When new data sources show up to the dance, we quickly discern whether the data and its form fit well into existing Hubs and Satellites, and if not, we create new ones. There is no concept of rework or re-engineering. Best practices, as discovered and tested over the last two decades, now held in one place called Data Vault 2.0.
Enterprise Data, Data Warehousing, and The Punchline
One might argue, “Isn’t it possible to have a successful outcome by building a data platform without Data Vault 2.0?” The answer is, yes…well, perhaps. You might employ an architect that is wholly capable of designing and deploying a data platform that is robust and malleable based on their own experience, biases, and knowledge. But that is an awful lot of pressure to put on your architect. Is the risk warranted given the greater agenda to deliver business value from the data platform with the least cost and minimal time? Rather than the ideas of one architect, wouldn’t we prefer an aggregation of best practices by thousands? It is on the path to delusion to suggest that one is cleverer than many.

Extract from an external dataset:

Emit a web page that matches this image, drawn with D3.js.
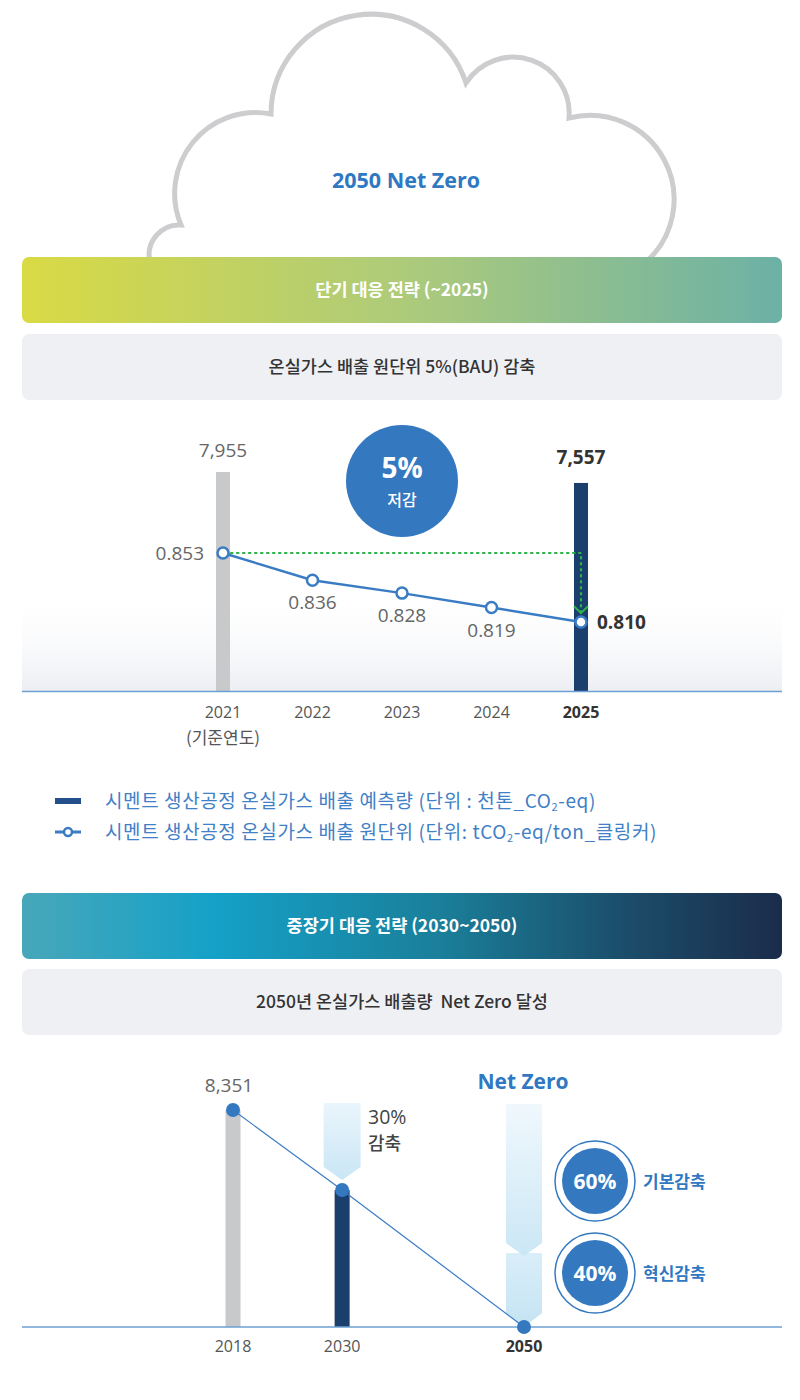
<!DOCTYPE html>
<html><head><meta charset="utf-8">
<script src="https://cdn.jsdelivr.net/npm/d3@7"></script>
<style>body{margin:0;background:#fff}svg{display:block}</style>
</head><body><svg id="c" width="800" height="1400"></svg>
<script>
// ---- data ----
const shortYears = ["2021","2022","2023","2024","2025"];
const shortIntensity = [0.853,0.836,0.828,0.819,0.810];
const barYears = ["2021","2025"];
const barValues = [7955,7557];
const longYears = [2018,2030,2050];
const longValues = [8351,5270,0];
const reductionShares = [60,40];
const reductionLabels = ["기본감축","혁신감축"];
const legendLabels = ["시멘트 생산공정 온실가스 배출 예측량 (단위 : 천톤_CO","시멘트 생산공정 온실가스 배출 원단위 (단위: tCO"];
const legendSuffix = ["-eq)","-eq/ton_클링커)"];

const KR = "'Noto Sans CJK KR','Noto Sans',sans-serif";
const NUM = "'Open Sans','Noto Sans',sans-serif";
const svg = d3.select("#c");
const defs = svg.append("defs");
function lg(id, stops, vertical){
  const g = defs.append("linearGradient").attr("id",id);
  if(vertical) g.attr("x1",0).attr("y1",0).attr("x2",0).attr("y2",1);
  stops.forEach(s=>g.append("stop").attr("offset",s[0]).attr("stop-color",s[1]).attr("stop-opacity",s[2]==null?1:s[2]));
}
lg("hdr1",[[0,"#d9da44"],[0.5,"#aecb7a"],[1,"#6cb1a6"]]);
lg("hdr2",[[0,"#48a7b9"],[0.25,"#15a1c8"],[0.55,"#1a7f9a"],[0.8,"#1b4c69"],[1,"#1b2c4b"]]);
lg("bg1",[[0,"#ffffff",0],[1,"#eceef3",1]],true);
lg("arr1",[[0,"#eaf5fc"],[1,"#c9e6f5"]],true);
lg("arr2",[[0,"#f0f8fd"],[1,"#cbe7f5"]],true);
lg("arr3",[[0,"#d9eef9"],[1,"#c5e3f3"]],true);

// ---- cloud ----
svg.append("path")
  .attr("d","M150,262 A30,30 0 0 1 181,225 A81,81 0 0 1 271,114 A100,100 0 0 1 466,83 A56,56 0 0 1 569,118 A84,84 0 0 1 646,262")
  .attr("fill","none").attr("stroke","#cdcdcf").attr("stroke-width",5);
svg.append("text").attr("x",406).attr("y",188).attr("text-anchor","middle")
  .attr("font-family",NUM).attr("font-weight",700).attr("font-size",21.5).attr("fill","#2f78c2").text("2050 Net Zero");

// ---- section boxes ----
function box(y, fill, txt, color, weight){
  svg.append("rect").attr("x",22).attr("y",y).attr("width",760).attr("height",66).attr("rx",7).attr("fill",fill);
  svg.append("text").attr("x",402).attr("y",y+39).attr("text-anchor","middle")
    .attr("font-family",KR).attr("font-size",17.5).attr("font-weight",weight).attr("fill",color)
    .style("white-space","pre").text(txt);
}
box(257,"url(#hdr1)","단기 대응 전략 (~2025)","#ffffff",700);
box(334,"#eff0f4","온실가스 배출 원단위 5%(BAU) 감축","#333333",500);
box(893,"url(#hdr2)","중장기 대응 전략 (2030~2050)","#ffffff",700);
box(969,"#eff0f4","2050년 온실가스 배출량  Net Zero 달성","#333333",500);

// ---- chart 1 ----
const x1 = d3.scalePoint().domain(shortYears).range([223,581]);
const yb1 = d3.scaleLinear().domain([0,7955]).range([691,472]);
const yl1 = d3.scaleLinear().domain([0.853,0.810]).range([553,622]);

svg.append("rect").attr("x",22).attr("y",590).attr("width",760).attr("height",101).attr("fill","url(#bg1)");

const bars = barYears.map((y,i)=>({year:y,value:barValues[i]}));
svg.selectAll(".b1").data(bars).enter().append("rect")
  .attr("x",d=>x1(d.year)-7).attr("width",14)
  .attr("y",d=>yb1(d.value)).attr("height",d=>yb1(0)-yb1(d.value))
  .attr("fill",(d,i)=>i===0?"#c8c9cb":"#1a3f6d");
svg.selectAll(".bl1").data(bars).enter().append("text")
  .attr("x",d=>x1(d.year)).attr("y",(d,i)=>i===0?457:464).attr("text-anchor","middle")
  .attr("font-family",NUM).attr("font-size",19)
  .attr("font-weight",(d,i)=>i===0?400:700).attr("fill",(d,i)=>i===0?"#666":"#333")
  .text(d=>d3.format(",")(d.value));

// baseline
svg.append("line").attr("x1",22).attr("x2",782).attr("y1",691.5).attr("y2",691.5).attr("stroke","#6d9fd3").attr("stroke-width",1.5);

// 5% bubble
svg.append("circle").attr("cx",402).attr("cy",481).attr("r",56).attr("fill","#3479c0");
svg.append("text").attr("x",402).attr("y",478).attr("text-anchor","middle").attr("font-family",NUM).attr("font-weight",700).attr("font-size",28).attr("fill","#fff").text("5%");
svg.append("text").attr("x",402).attr("y",506).attr("text-anchor","middle").attr("font-family",KR).attr("font-weight",500).attr("font-size",16).attr("fill","#fff").text("저감");

// green dotted reference
const gy = yl1(shortIntensity[0]);
const gx = x1("2025");
svg.append("path").attr("d",`M${x1("2021")+8},${gy} H${gx} V${yl1(0.8155)}`)
  .attr("fill","none").attr("stroke","#2db24a").attr("stroke-width",2.2).attr("stroke-dasharray","1.5,4.5").attr("stroke-linecap","round");
svg.append("path").attr("d",`M${gx-7},${yl1(0.8155)-7} L${gx},${yl1(0.8155)} L${gx+7},${yl1(0.8155)-7}`)
  .attr("fill","none").attr("stroke","#2db24a").attr("stroke-width",2);

// intensity line
const pts = shortYears.map((y,i)=>({year:y,v:shortIntensity[i]}));
svg.append("path").datum(pts)
  .attr("d",d3.line().x(d=>x1(d.year)).y(d=>yl1(d.v)))
  .attr("fill","none").attr("stroke","#3a7cc4").attr("stroke-width",2.5);
svg.selectAll(".p1").data(pts).enter().append("circle")
  .attr("cx",d=>x1(d.year)).attr("cy",d=>yl1(d.v)).attr("r",5.5)
  .attr("fill","#fff").attr("stroke","#3a7cc4").attr("stroke-width",2.5);
svg.selectAll(".pl1").data(pts).enter().append("text")
  .attr("x",(d,i)=>i===0?x1(d.year)-19:i===4?x1(d.year)+16:x1(d.year))
  .attr("y",(d,i)=>i===0?yl1(d.v)+7:i===4?yl1(d.v)+7:yl1(d.v)+29)
  .attr("text-anchor",(d,i)=>i===0?"end":i===4?"start":"middle")
  .attr("font-family",NUM).attr("font-size",19)
  .attr("font-weight",(d,i)=>i===4?700:400).attr("fill",(d,i)=>i===4?"#333":"#666")
  .text(d=>d3.format(".3f")(d.v));

// x labels
svg.selectAll(".xl1").data(shortYears).enter().append("text")
  .attr("x",d=>x1(d)).attr("y",718).attr("text-anchor","middle")
  .attr("font-family",NUM).attr("font-size",16)
  .attr("font-weight",(d,i)=>i===4?700:400).attr("fill",(d,i)=>i===4?"#333":"#555").text(d=>d);
svg.append("text").attr("x",x1("2021")).attr("y",744).attr("text-anchor","middle")
  .attr("font-family",KR).attr("font-size",17).attr("fill","#555").text("(기준연도)");

// legend
legendLabels.forEach((t,i)=>{
  const ly = 801 + i*31;
  if(i===0){
    svg.append("rect").attr("x",55).attr("y",ly-3).attr("width",26).attr("height",6).attr("fill","#23508a");
  } else {
    svg.append("line").attr("x1",55).attr("x2",81).attr("y1",ly).attr("y2",ly).attr("stroke","#3a7cc4").attr("stroke-width",3);
    svg.append("circle").attr("cx",68).attr("cy",ly).attr("r",4).attr("fill","#fff").attr("stroke","#3a7cc4").attr("stroke-width",2.5);
  }
  const tx = svg.append("text").attr("x",105).attr("y",ly+7)
    .attr("font-family",KR).attr("font-size",19).attr("letter-spacing",0.6).attr("fill","#3f80c6");
  tx.append("tspan").text(t);
  tx.append("tspan").attr("font-size",11).attr("dy",3).text("2");
  tx.append("tspan").attr("dy",-3).text(legendSuffix[i]);
});

// ---- chart 2 ----
const x2 = d3.scaleLinear().domain([2018,2050]).range([233,524]);
const y2 = d3.scaleLinear().domain([0,8351]).range([1327,1110]);
const lp = longYears.map((y,i)=>({year:y,v:longValues[i]}));

// arrows
function chevron(cx, top, sideBottom, tip, w, fill){
  svg.append("path").attr("d",`M${cx-w/2},${top} H${cx+w/2} V${sideBottom} L${cx},${tip} L${cx-w/2},${sideBottom} Z`).attr("fill",fill);
}
chevron(x2(2030),1103,1167,1180,37,"url(#arr1)");
chevron(x2(2050),1253,1313,1327,36,"url(#arr3)");
chevron(x2(2050),1104,1243,1256,36,"url(#arr2)");

svg.selectAll(".b2").data(lp.filter(d=>d.v>0)).enter().append("rect")
  .attr("x",d=>x2(d.year)-7.5).attr("width",15)
  .attr("y",d=>y2(d.v)).attr("height",d=>y2(0)-y2(d.v))
  .attr("fill",(d,i)=>i===0?"#c8c9cb":"#1a3f6d");

svg.append("line").attr("x1",22).attr("x2",782).attr("y1",1327).attr("y2",1327).attr("stroke","#6d9fd3").attr("stroke-width",1.5);

svg.append("path").datum(lp).attr("d",d3.line().x(d=>x2(d.year)).y(d=>y2(d.v)))
  .attr("fill","none").attr("stroke","#3a7cc4").attr("stroke-width",1.2);
svg.selectAll(".p2").data(lp).enter().append("circle")
  .attr("cx",d=>x2(d.year)).attr("cy",d=>y2(d.v)).attr("r",7).attr("fill","#3479c0");

svg.append("text").attr("x",x2(2018)-4).attr("y",1092).attr("text-anchor","middle")
  .attr("font-family",NUM).attr("font-size",19).attr("fill","#666").text(d3.format(",")(longValues[0]));

svg.append("text").attr("x",368).attr("y",1124).attr("font-family",NUM).attr("font-size",19.5).attr("fill","#444").text("30%");
svg.append("text").attr("x",368).attr("y",1150).attr("font-family",KR).attr("font-size",18).attr("font-weight",500).attr("fill","#444").text("감축");

svg.append("text").attr("x",x2(2050)-1).attr("y",1089).attr("text-anchor","middle")
  .attr("font-family",NUM).attr("font-weight",700).attr("font-size",21).attr("fill","#2f78c2").text("Net Zero");

svg.selectAll(".xl2").data(longYears).enter().append("text")
  .attr("x",d=>x2(d)).attr("y",1352).attr("text-anchor","middle")
  .attr("font-family",NUM).attr("font-size",16)
  .attr("font-weight",(d,i)=>i===2?700:400).attr("fill",(d,i)=>i===2?"#333":"#555").text(d=>d);

reductionShares.forEach((s,i)=>{
  const cy = 1181 + i*92, cx = 595;
  svg.append("circle").attr("cx",cx).attr("cy",cy).attr("r",40).attr("fill","#fff").attr("stroke","#3479c0").attr("stroke-width",1.5);
  svg.append("circle").attr("cx",cx).attr("cy",cy).attr("r",33).attr("fill","#3479c0");
  svg.append("text").attr("x",cx).attr("y",cy+8).attr("text-anchor","middle")
    .attr("font-family",NUM).attr("font-weight",700).attr("font-size",21).attr("fill","#fff").text(s+"%");
  svg.append("text").attr("x",643).attr("y",cy+7)
    .attr("font-family",KR).attr("font-weight",700).attr("font-size",17).attr("fill","#2f78c2").text(reductionLabels[i]);
});
</script></body></html>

If you are an executive, business manager, analyst, or data consumer, Data Vault 2.0 is important to you for the sheer reason that the proven methodology is the least risky way to deliver a robust and malleable data platform. And if you are a practitioner or manager looking after your company’s data platform, Data Vault 2.0 offers you a prescriptive, complete, comprehensive methodology to build and deploy a functional model, scalable architecture, and physical implementation resilient to, well, just about anything the business can throw at you.